My ambition as a professional artist is to maintain the course that I set nearly 30 years ago by establishing my work in the fields of painting, sculpture, and performance. Every project I undertake is building on my past experiences. My original approach is unchanged; it is a personal challenge to produce the best work possible every time. One very important and guiding principle to my work is to reach out beyond the elitist boundaries of fine art and connect to popular culture through my art.
My personal ambition has always been to live the example. I believe the artist has a social responsibility to engage others in a thought process that ultimately brings art into everyday life thereby enhancing the quality of our experience.
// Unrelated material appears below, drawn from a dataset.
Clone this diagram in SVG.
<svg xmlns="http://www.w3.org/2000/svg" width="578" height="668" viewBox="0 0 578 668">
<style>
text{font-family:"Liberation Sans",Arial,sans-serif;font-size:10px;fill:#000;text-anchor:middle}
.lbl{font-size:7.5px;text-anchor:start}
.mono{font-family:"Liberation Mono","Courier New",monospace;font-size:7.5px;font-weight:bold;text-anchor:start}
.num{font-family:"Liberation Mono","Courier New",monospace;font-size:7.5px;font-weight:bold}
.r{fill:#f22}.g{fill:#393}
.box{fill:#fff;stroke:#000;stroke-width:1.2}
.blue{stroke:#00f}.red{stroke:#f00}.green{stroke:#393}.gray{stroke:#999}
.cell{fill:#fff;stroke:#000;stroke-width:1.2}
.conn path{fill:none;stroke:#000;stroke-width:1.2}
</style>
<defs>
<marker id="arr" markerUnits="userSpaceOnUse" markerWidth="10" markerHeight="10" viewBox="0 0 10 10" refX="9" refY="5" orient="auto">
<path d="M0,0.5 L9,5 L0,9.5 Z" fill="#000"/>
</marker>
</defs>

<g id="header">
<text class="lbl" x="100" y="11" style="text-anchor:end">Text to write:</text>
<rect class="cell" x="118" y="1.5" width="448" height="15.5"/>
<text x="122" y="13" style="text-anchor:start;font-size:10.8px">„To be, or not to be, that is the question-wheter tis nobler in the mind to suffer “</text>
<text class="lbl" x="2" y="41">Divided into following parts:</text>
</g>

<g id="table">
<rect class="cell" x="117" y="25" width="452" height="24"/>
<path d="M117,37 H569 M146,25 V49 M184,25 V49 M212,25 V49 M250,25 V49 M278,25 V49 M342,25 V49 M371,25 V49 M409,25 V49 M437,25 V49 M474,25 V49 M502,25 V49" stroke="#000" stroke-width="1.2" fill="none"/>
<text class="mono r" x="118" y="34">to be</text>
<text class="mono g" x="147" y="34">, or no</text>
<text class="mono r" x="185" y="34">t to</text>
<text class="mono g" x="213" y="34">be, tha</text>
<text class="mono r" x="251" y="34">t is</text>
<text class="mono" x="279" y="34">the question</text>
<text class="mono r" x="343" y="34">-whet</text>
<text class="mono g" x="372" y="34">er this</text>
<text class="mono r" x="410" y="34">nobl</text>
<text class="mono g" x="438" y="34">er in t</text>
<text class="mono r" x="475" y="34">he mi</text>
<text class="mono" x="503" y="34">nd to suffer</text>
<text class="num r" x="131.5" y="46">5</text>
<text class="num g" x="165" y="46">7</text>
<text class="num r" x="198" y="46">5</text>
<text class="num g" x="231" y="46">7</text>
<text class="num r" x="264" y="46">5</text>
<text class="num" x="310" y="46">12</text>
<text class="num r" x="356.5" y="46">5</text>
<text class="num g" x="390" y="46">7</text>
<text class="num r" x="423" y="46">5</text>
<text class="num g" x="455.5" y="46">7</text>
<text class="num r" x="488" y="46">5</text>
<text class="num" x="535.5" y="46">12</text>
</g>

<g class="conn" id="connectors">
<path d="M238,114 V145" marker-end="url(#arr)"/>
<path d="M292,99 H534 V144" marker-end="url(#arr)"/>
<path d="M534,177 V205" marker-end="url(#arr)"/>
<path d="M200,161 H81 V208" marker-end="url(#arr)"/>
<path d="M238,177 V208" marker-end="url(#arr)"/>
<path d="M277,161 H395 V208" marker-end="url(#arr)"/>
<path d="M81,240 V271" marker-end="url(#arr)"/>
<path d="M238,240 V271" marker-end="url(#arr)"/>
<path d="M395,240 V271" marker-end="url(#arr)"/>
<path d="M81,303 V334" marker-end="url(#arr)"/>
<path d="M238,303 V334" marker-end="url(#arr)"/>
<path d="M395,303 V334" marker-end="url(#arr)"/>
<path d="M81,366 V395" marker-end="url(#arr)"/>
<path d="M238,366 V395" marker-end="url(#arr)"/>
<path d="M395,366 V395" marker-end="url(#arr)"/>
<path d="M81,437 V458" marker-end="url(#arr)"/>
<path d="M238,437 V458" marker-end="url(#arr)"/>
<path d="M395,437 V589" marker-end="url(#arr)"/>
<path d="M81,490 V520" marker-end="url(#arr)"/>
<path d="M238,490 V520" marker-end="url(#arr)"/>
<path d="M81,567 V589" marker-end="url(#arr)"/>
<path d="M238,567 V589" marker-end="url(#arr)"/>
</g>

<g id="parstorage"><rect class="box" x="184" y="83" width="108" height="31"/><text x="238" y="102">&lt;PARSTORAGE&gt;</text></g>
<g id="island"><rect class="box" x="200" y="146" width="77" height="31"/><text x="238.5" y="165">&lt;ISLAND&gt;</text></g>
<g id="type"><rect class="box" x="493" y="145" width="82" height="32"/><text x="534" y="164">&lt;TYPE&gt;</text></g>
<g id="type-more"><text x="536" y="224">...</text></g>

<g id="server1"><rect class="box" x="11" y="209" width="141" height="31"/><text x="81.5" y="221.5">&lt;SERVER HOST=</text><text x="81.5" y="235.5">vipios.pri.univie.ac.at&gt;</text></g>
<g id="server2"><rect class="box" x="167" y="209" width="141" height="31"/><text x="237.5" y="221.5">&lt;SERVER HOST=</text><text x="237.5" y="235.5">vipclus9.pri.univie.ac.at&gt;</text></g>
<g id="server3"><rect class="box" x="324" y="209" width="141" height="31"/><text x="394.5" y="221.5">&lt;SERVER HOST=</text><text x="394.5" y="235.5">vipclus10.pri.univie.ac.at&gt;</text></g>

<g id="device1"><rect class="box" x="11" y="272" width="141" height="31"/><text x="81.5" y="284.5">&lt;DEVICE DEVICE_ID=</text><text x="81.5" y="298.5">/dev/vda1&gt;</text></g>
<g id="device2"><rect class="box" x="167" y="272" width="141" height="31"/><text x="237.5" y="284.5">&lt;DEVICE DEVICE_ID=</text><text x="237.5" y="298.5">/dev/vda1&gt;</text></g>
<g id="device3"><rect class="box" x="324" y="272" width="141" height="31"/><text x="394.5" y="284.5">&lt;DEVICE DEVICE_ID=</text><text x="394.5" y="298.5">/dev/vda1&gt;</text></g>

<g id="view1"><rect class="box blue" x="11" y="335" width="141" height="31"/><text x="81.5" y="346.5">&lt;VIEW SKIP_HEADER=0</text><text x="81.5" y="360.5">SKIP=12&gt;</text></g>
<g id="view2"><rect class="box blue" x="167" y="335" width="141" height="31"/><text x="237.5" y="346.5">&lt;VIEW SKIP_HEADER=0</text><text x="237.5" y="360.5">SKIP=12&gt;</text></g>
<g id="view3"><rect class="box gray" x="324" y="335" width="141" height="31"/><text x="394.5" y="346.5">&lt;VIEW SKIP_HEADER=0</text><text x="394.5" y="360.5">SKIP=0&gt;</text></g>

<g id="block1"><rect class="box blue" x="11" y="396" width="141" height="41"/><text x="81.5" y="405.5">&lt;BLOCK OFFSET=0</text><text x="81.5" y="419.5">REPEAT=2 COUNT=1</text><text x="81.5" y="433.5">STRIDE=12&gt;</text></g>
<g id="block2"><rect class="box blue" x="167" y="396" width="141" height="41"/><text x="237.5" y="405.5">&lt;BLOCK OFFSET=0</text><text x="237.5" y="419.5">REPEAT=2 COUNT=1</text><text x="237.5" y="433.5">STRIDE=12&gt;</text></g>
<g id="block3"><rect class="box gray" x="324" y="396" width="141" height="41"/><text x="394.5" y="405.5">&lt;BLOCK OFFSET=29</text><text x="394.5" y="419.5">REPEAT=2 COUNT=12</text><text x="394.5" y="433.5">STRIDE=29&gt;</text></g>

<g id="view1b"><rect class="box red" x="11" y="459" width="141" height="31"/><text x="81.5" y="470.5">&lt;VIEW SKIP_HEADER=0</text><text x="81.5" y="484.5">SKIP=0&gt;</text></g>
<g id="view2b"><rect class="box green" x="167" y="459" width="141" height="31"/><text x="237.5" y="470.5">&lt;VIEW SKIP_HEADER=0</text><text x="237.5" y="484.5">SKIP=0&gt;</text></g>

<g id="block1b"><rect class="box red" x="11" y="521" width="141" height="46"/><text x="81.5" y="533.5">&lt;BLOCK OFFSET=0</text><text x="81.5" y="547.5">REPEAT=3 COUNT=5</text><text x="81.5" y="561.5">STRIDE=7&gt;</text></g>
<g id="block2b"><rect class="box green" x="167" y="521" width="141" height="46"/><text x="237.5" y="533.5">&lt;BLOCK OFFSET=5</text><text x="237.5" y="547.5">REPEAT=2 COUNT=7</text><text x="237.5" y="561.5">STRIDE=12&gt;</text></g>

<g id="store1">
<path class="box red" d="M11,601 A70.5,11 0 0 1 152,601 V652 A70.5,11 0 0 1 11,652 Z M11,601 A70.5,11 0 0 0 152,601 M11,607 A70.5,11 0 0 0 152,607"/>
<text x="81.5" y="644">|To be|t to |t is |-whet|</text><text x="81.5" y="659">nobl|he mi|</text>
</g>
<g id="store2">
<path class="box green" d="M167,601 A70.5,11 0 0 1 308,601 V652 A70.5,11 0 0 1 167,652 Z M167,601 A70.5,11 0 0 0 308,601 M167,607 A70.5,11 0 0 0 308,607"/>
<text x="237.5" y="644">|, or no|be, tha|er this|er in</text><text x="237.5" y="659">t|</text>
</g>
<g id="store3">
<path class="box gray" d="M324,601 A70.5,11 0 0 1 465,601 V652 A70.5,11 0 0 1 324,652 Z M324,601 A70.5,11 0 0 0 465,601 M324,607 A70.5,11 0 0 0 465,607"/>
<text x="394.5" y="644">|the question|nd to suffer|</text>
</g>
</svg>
In the late 1970s, Kenny Scharf studied at the School of Visual Arts in New York, where he was exposed to subway graffiti and the downtown art scene. He began to work in spray paint, combining it with the traditional media he used in art school. Scharf graduated from SVA in 1980, and a year later he was given a solo show at the FUN Gallery in New York. He became one of the principal figures in the East Village scene, painting both in the streets and for galleries such as Tony Shafrazi, which showed Scharf's work in 1984. The following year, the Whitney Museum of American Art included Scharf in its biennial.
Scharf's cartoonish renditions of Jetsons and Flintstones characters, distorted into lava lamp-like shapes and floating on wild, outer-space backgrounds, are often painted on huge, wall-sized canvases. His aesthetic has lent itself to popular applications as well, including nightclub and restaurant decor, clothing, toys, and album covers for pop groups such as the B-52s.